DO THIS:
Exactly repeat the material, dropping every picture from the copy.

RECORDED DATA:
= = = =
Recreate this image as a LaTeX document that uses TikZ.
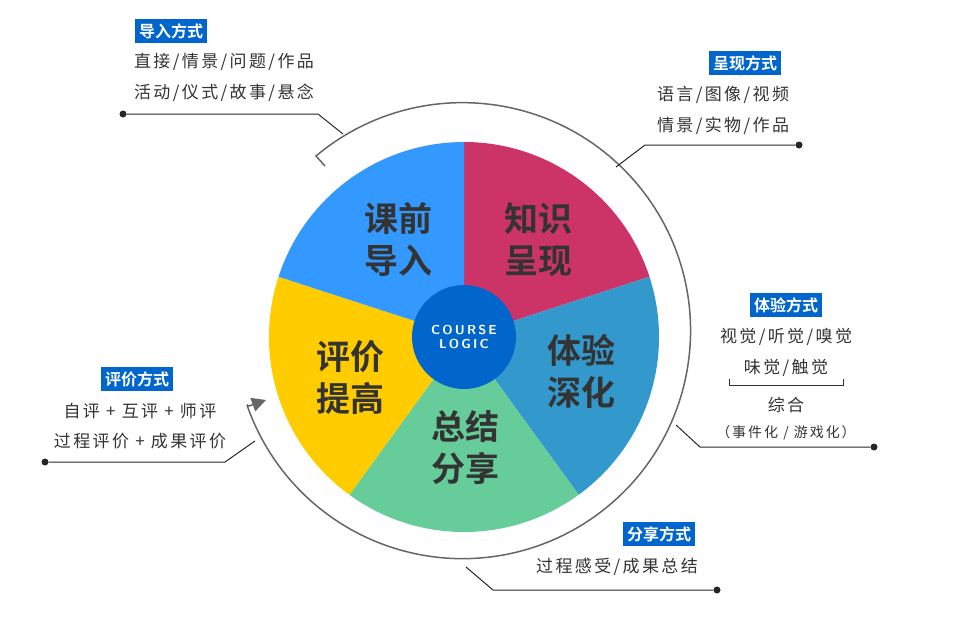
\documentclass[tikz,border=0pt]{standalone}
\usepackage{fontspec}
\setmainfont{Noto Sans CJK SC}
\newfontfamily\cjkb{Noto Sans CJK SC Bold}
\newfontfamily\cjkl[LetterSpace=14]{Noto Sans CJK SC}
\usetikzlibrary{arrows.meta}
\definecolor{cblue}{HTML}{3399FF}
\definecolor{cred}{HTML}{CC3366}
\definecolor{cteal}{HTML}{3399CC}
\definecolor{cgreen}{HTML}{66CC99}
\definecolor{cyellow}{HTML}{FFCC00}
\definecolor{cdark}{HTML}{0066CC}
\definecolor{ctext}{HTML}{333333}
\tikzset{
  tag/.style={fill=cdark,text=white,font=\cjkb\fontsize{16}{16}\selectfont,inner xsep=4pt,inner ysep=4pt},
  item/.style={text=ctext,font=\cjkl\fontsize{17}{17}\selectfont,inner sep=0pt},
  big/.style={text=ctext,font=\cjkb\fontsize{34}{42}\selectfont,align=center,inner sep=0pt},
  leader/.style={draw=black!85,line width=1pt},
  dotc/.style={circle,fill=black!85,inner sep=0pt,minimum size=7pt},
}
\begin{document}
\begin{tikzpicture}[x=1pt,y=-1pt]
\useasboundingbox (0,0) rectangle (958,618);
\coordinate (O) at (464,337);
\def\R{195}
\fill[cred] (O) -- ++(-90:\R) arc[start angle=-90,end angle=-18,radius=\R] -- cycle;
\fill[cteal] (O) -- ++(-18:\R) arc[start angle=-18,end angle=54,radius=\R] -- cycle;
\fill[cgreen] (O) -- ++(54:\R) arc[start angle=54,end angle=126,radius=\R] -- cycle;
\fill[cyellow] (O) -- ++(126:\R) arc[start angle=126,end angle=198,radius=\R] -- cycle;
\fill[cblue] (O) -- ++(198:\R) arc[start angle=198,end angle=270,radius=\R] -- cycle;
\fill[cdark] (O) circle[radius=52];
\node[text=white,font=\bfseries\sffamily\fontsize{13}{14}\selectfont,align=center] (c) at (O) {C\,O\,U\,R\,S\,E\\L\,O\,G\,I\,C};
% ring
\draw[black!60,line width=1.5pt] (325,166) -- (316,156) arc[start angle=230,end angle=521,radius=228] coordinate (re);
\draw[black!60,line width=1.5pt,-{Triangle[length=14pt,width=14pt]}] (re) -- (249,406) -- (266,400);
% big labels
\node[big] (a) at (398,240) {课前\\导入};
\node[big] (b) at (538,240) {知识\\呈现};
\node[big] (d) at (581,371) {体验\\深化};
\node[big] (e) at (465,448) {总结\\分享};
\node[big] (f) at (350,378) {评价\\提高};
% leaders
\node[dotc] (p1) at (123,114) {}; \draw[leader] (p1) -- (318,114) -- (343,134);
\node[dotc] (p2) at (799,145) {}; \draw[leader] (p2) -- (645,145) -- (616,167);
\node[dotc] (p3) at (874,447) {}; \draw[leader] (p3) -- (700,447) -- (676,425);
\node[dotc] (p4) at (717,590) {}; \draw[leader] (p4) -- (493,590) -- (466,567);
\node[dotc] (p5) at (45,462) {}; \draw[leader] (p5) -- (225,462) -- (255,441);
% texts
\node[tag] (t1) at (171,31) {导入方式};
\node[item] (t1a) at (224,62) {直接/情景/问题/作品};
\node[item] (t1b) at (224,93) {活动/仪式/故事/悬念};
\node[tag] (t2) at (745,63) {呈现方式};
\node[item] (t2a) at (723,95) {语言/图像/视频};
\node[item] (t2b) at (723,126) {情景/实物/作品};
\node[tag] (t3) at (786,305) {体验方式};
\node[item] (t3a) at (786,337) {视觉/听觉/嗅觉};
\node[item] (t3b) at (786,368) {味觉/触觉};
\draw[black!80,line width=0.8pt] (729,379) -- (729,385) -- (843,385) -- (843,379);
\node[item] (t3c) at (786,405) {综合};
\node[item,font=\cjkl\fontsize{14}{14}\selectfont] (t3d) at (786,433) {（事件化 / 游戏化）};
\node[tag] (t4) at (137,379) {评价方式};
\node[item] (t4a) at (140,411) {自评 + 互评 + 师评};
\node[item] (t4b) at (140,441) {过程评价 + 成果评价};
\node[tag] (t5) at (659,534) {分享方式};
\node[item] (t5a) at (617,567) {过程感受/成果总结};
\end{tikzpicture}
\end{document}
= = = =
CORRECT OUTPUT:
Recreate this image as a LaTeX document that uses TikZ.
\documentclass[tikz,border=0pt]{standalone}
\usepackage{fontspec}
\setmainfont{Noto Sans CJK SC}
\newfontfamily\cjkb{Noto Sans CJK SC Bold}
\newfontfamily\cjkl[LetterSpace=14]{Noto Sans CJK SC}
\usetikzlibrary{arrows.meta}
\definecolor{cblue}{HTML}{3399FF}
\definecolor{cred}{HTML}{CC3366}
\definecolor{cteal}{HTML}{3399CC}
\definecolor{cgreen}{HTML}{66CC99}
\definecolor{cyellow}{HTML}{FFCC00}
\definecolor{cdark}{HTML}{0066CC}
\definecolor{ctext}{HTML}{333333}
\tikzset{
  tag/.style={fill=cdark,text=white,font=\cjkb\fontsize{16}{16}\selectfont,inner xsep=4pt,inner ysep=4pt},
  item/.style={text=ctext,font=\cjkl\fontsize{17}{17}\selectfont,inner sep=0pt},
  big/.style={text=ctext,font=\cjkb\fontsize{34}{42}\selectfont,align=center,inner sep=0pt},
  leader/.style={draw=black!85,line width=1pt},
  dotc/.style={circle,fill=black!85,inner sep=0pt,minimum size=7pt},
}
\begin{document}
\begin{tikzpicture}[x=1pt,y=-1pt]
\useasboundingbox (0,0) rectangle (958,618);
\coordinate (O) at (464,337);
\def\R{195}
\fill[cred] (O) -- ++(-90:\R) arc[start angle=-90,end angle=-18,radius=\R] -- cycle;
\fill[cteal] (O) -- ++(-18:\R) arc[start angle=-18,end angle=54,radius=\R] -- cycle;
\fill[cgreen] (O) -- ++(54:\R) arc[start angle=54,end angle=126,radius=\R] -- cycle;
\fill[cyellow] (O) -- ++(126:\R) arc[start angle=126,end angle=198,radius=\R] -- cycle;
\fill[cblue] (O) -- ++(198:\R) arc[start angle=198,end angle=270,radius=\R] -- cycle;
\fill[cdark] (O) circle[radius=52];
\node[text=white,font=\bfseries\sffamily\fontsize{13}{14}\selectfont,align=center] (c) at (O) {C\,O\,U\,R\,S\,E\\L\,O\,G\,I\,C};
% ring
\draw[black!60,line width=1.5pt] (325,166) -- (316,156) arc[start angle=230,end angle=521,radius=228] coordinate (re);
\draw[black!60,line width=1.5pt,-{Triangle[length=14pt,width=14pt]}] (re) -- (249,406) -- (266,400);
% big labels
\node[big] (a) at (398,240) {课前\\导入};
\node[big] (b) at (538,240) {知识\\呈现};
\node[big] (d) at (581,371) {体验\\深化};
\node[big] (e) at (465,448) {总结\\分享};
\node[big] (f) at (350,378) {评价\\提高};
% leaders
\node[dotc] (p1) at (123,114) {}; \draw[leader] (p1) -- (318,114) -- (343,134);
\node[dotc] (p2) at (799,145) {}; \draw[leader] (p2) -- (645,145) -- (616,167);
\node[dotc] (p3) at (874,447) {}; \draw[leader] (p3) -- (700,447) -- (676,425);
\node[dotc] (p4) at (717,590) {}; \draw[leader] (p4) -- (493,590) -- (466,567);
\node[dotc] (p5) at (45,462) {}; \draw[leader] (p5) -- (225,462) -- (255,441);
% texts
\node[tag] (t1) at (171,31) {导入方式};
\node[item] (t1a) at (224,62) {直接/情景/问题/作品};
\node[item] (t1b) at (224,93) {活动/仪式/故事/悬念};
\node[tag] (t2) at (745,63) {呈现方式};
\node[item] (t2a) at (723,95) {语言/图像/视频};
\node[item] (t2b) at (723,126) {情景/实物/作品};
\node[tag] (t3) at (786,305) {体验方式};
\node[item] (t3a) at (786,337) {视觉/听觉/嗅觉};
\node[item] (t3b) at (786,368) {味觉/触觉};
\draw[black!80,line width=0.8pt] (729,379) -- (729,385) -- (843,385) -- (843,379);
\node[item] (t3c) at (786,405) {综合};
\node[item,font=\cjkl\fontsize{14}{14}\selectfont] (t3d) at (786,433) {（事件化 / 游戏化）};
\node[tag] (t4) at (137,379) {评价方式};
\node[item] (t4a) at (140,411) {自评 + 互评 + 师评};
\node[item] (t4b) at (140,441) {过程评价 + 成果评价};
\node[tag] (t5) at (659,534) {分享方式};
\node[item] (t5a) at (617,567) {过程感受/成果总结};
\end{tikzpicture}
\end{document}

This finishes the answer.